--- Start Extracted entries ---
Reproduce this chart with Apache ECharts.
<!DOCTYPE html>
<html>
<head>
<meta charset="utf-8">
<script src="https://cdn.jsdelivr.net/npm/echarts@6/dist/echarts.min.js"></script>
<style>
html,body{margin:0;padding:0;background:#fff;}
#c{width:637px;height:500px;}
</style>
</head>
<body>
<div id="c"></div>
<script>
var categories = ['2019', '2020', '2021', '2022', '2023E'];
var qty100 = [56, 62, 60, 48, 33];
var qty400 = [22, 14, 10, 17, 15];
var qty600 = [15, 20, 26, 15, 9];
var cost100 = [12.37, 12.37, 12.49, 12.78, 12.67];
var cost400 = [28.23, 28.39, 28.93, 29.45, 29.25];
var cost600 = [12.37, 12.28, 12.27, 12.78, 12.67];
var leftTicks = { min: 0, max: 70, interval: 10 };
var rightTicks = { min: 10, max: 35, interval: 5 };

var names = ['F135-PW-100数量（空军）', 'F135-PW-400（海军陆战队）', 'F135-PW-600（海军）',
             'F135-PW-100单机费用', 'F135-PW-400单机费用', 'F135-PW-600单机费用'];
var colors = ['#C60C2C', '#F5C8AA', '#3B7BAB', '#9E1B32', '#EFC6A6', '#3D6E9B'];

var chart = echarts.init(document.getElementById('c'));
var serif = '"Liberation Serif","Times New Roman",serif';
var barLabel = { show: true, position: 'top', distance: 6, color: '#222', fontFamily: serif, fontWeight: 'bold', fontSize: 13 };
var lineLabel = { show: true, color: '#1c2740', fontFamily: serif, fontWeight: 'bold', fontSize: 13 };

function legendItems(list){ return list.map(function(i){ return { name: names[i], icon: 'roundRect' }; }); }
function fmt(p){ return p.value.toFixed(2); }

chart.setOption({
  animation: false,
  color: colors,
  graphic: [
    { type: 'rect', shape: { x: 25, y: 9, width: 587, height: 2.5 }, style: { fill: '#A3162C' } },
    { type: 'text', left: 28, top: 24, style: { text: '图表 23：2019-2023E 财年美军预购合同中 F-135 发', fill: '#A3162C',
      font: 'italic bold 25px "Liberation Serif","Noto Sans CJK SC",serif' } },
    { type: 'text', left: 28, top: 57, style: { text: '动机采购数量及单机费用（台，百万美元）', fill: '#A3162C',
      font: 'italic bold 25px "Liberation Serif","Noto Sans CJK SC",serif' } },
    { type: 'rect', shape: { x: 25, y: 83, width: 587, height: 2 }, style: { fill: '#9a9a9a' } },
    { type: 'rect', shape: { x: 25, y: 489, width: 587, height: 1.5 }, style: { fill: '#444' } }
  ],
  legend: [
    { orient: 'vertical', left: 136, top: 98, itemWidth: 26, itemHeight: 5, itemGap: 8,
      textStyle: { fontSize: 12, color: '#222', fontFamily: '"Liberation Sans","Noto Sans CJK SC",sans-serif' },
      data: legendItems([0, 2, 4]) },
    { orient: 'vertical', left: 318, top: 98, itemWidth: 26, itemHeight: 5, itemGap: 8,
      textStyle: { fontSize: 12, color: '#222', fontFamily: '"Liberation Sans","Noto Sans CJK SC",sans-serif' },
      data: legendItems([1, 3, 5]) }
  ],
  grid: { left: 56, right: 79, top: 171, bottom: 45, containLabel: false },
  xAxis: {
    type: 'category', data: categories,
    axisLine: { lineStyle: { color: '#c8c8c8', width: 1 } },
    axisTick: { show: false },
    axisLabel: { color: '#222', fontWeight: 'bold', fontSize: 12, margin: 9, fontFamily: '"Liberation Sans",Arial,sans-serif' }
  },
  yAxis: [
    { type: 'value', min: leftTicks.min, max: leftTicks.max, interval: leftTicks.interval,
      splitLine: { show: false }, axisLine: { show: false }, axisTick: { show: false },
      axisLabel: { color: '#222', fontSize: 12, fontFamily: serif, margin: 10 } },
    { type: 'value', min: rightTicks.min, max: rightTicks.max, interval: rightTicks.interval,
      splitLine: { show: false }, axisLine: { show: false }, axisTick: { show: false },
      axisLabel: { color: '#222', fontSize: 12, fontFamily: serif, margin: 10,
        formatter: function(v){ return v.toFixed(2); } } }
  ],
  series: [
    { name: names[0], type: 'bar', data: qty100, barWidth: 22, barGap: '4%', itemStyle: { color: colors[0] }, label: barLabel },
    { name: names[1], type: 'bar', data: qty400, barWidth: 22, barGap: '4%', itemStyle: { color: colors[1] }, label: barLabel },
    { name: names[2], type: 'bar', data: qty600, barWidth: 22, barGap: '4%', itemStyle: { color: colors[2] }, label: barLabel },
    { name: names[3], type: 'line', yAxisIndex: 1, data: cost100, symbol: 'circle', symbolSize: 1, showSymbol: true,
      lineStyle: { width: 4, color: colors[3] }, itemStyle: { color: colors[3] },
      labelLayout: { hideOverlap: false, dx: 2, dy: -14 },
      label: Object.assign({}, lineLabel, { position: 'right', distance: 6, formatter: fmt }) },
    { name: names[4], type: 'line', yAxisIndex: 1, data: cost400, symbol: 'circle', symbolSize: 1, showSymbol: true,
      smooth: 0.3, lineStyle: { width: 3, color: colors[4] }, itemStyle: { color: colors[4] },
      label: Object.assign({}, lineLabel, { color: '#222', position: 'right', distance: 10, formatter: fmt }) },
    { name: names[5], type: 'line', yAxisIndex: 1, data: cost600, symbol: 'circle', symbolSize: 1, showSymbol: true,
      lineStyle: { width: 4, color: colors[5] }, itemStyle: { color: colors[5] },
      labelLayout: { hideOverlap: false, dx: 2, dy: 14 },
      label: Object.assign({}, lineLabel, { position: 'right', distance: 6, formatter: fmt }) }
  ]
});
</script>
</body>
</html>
--- End Extracted entries ---
--- Start Extracted entries ---
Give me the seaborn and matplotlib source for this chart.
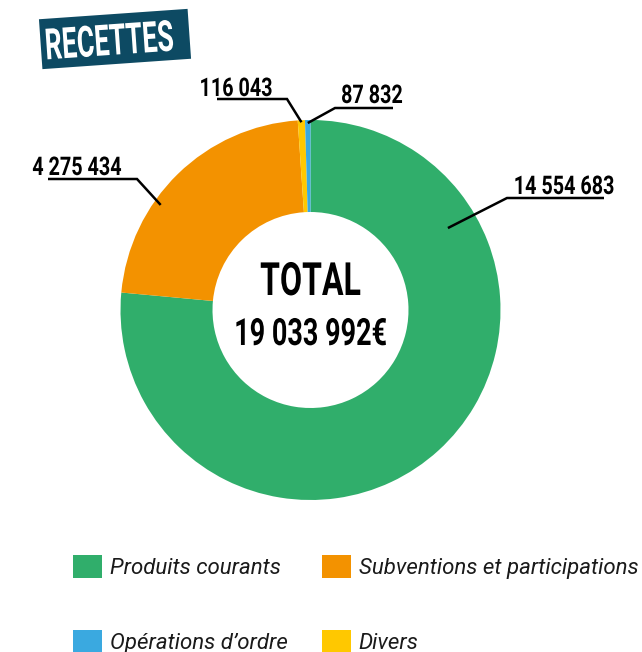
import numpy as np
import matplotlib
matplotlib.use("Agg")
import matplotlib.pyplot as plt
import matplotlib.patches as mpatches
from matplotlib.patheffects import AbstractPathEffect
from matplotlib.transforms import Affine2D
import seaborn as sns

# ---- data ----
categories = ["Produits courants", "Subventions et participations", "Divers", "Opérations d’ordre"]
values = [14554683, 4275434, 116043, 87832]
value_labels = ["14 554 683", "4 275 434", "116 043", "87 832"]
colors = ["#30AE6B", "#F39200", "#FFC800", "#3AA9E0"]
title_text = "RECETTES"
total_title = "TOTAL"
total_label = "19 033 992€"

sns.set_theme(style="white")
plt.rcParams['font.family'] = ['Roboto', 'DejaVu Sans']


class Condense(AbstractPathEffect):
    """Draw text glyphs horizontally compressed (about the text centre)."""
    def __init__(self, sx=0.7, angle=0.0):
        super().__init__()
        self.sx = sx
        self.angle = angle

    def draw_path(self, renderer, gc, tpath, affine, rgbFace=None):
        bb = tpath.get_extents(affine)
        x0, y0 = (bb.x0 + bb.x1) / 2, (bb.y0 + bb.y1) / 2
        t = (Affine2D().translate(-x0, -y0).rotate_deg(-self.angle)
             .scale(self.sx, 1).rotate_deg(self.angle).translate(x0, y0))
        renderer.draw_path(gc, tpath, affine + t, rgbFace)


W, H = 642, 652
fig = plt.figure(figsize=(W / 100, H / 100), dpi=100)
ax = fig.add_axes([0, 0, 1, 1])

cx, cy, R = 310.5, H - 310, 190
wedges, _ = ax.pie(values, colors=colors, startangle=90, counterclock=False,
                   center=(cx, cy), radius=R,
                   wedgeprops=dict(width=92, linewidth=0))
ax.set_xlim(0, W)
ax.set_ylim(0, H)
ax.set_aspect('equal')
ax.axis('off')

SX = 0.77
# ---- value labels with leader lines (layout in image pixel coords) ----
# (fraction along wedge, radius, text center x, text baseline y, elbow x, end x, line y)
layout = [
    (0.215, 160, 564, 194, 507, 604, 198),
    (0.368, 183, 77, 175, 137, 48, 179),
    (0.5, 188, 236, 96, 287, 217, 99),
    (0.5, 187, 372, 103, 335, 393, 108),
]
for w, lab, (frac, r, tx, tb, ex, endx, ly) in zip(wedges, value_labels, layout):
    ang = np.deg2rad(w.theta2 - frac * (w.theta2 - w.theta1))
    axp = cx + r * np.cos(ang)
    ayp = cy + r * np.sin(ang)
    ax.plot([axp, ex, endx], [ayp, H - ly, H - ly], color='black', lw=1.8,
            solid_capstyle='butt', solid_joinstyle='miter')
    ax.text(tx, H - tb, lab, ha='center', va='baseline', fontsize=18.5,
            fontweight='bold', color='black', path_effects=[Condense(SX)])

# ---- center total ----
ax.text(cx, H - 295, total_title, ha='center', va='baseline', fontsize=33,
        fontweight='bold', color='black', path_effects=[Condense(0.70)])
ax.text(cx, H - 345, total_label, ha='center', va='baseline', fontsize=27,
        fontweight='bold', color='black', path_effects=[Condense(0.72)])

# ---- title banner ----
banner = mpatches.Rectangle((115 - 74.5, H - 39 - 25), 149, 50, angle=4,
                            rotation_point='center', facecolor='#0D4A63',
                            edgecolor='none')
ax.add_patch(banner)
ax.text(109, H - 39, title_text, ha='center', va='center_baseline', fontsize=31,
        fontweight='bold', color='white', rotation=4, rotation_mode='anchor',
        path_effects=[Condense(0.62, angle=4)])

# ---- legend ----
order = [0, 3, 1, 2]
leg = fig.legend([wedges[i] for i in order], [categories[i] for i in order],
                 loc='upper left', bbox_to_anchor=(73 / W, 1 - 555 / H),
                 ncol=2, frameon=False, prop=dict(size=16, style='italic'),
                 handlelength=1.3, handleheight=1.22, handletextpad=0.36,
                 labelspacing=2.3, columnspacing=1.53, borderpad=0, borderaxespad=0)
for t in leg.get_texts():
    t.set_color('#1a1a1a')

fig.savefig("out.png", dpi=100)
--- End Extracted entries ---
What this task involves - Repeat only the lines from the one holding "Give me the" to the one holding "self.angle = angle", both ends included, and drop the images.

Final answer -
Give me the seaborn and matplotlib source for this chart.
import numpy as np
import matplotlib
matplotlib.use("Agg")
import matplotlib.pyplot as plt
import matplotlib.patches as mpatches
from matplotlib.patheffects import AbstractPathEffect
from matplotlib.transforms import Affine2D
import seaborn as sns

# ---- data ----
categories = ["Produits courants", "Subventions et participations", "Divers", "Opérations d’ordre"]
values = [14554683, 4275434, 116043, 87832]
value_labels = ["14 554 683", "4 275 434", "116 043", "87 832"]
colors = ["#30AE6B", "#F39200", "#FFC800", "#3AA9E0"]
title_text = "RECETTES"
total_title = "TOTAL"
total_label = "19 033 992€"

sns.set_theme(style="white")
plt.rcParams['font.family'] = ['Roboto', 'DejaVu Sans']


class Condense(AbstractPathEffect):
    """Draw text glyphs horizontally compressed (about the text centre)."""
    def __init__(self, sx=0.7, angle=0.0):
        super().__init__()
        self.sx = sx
        self.angle = angle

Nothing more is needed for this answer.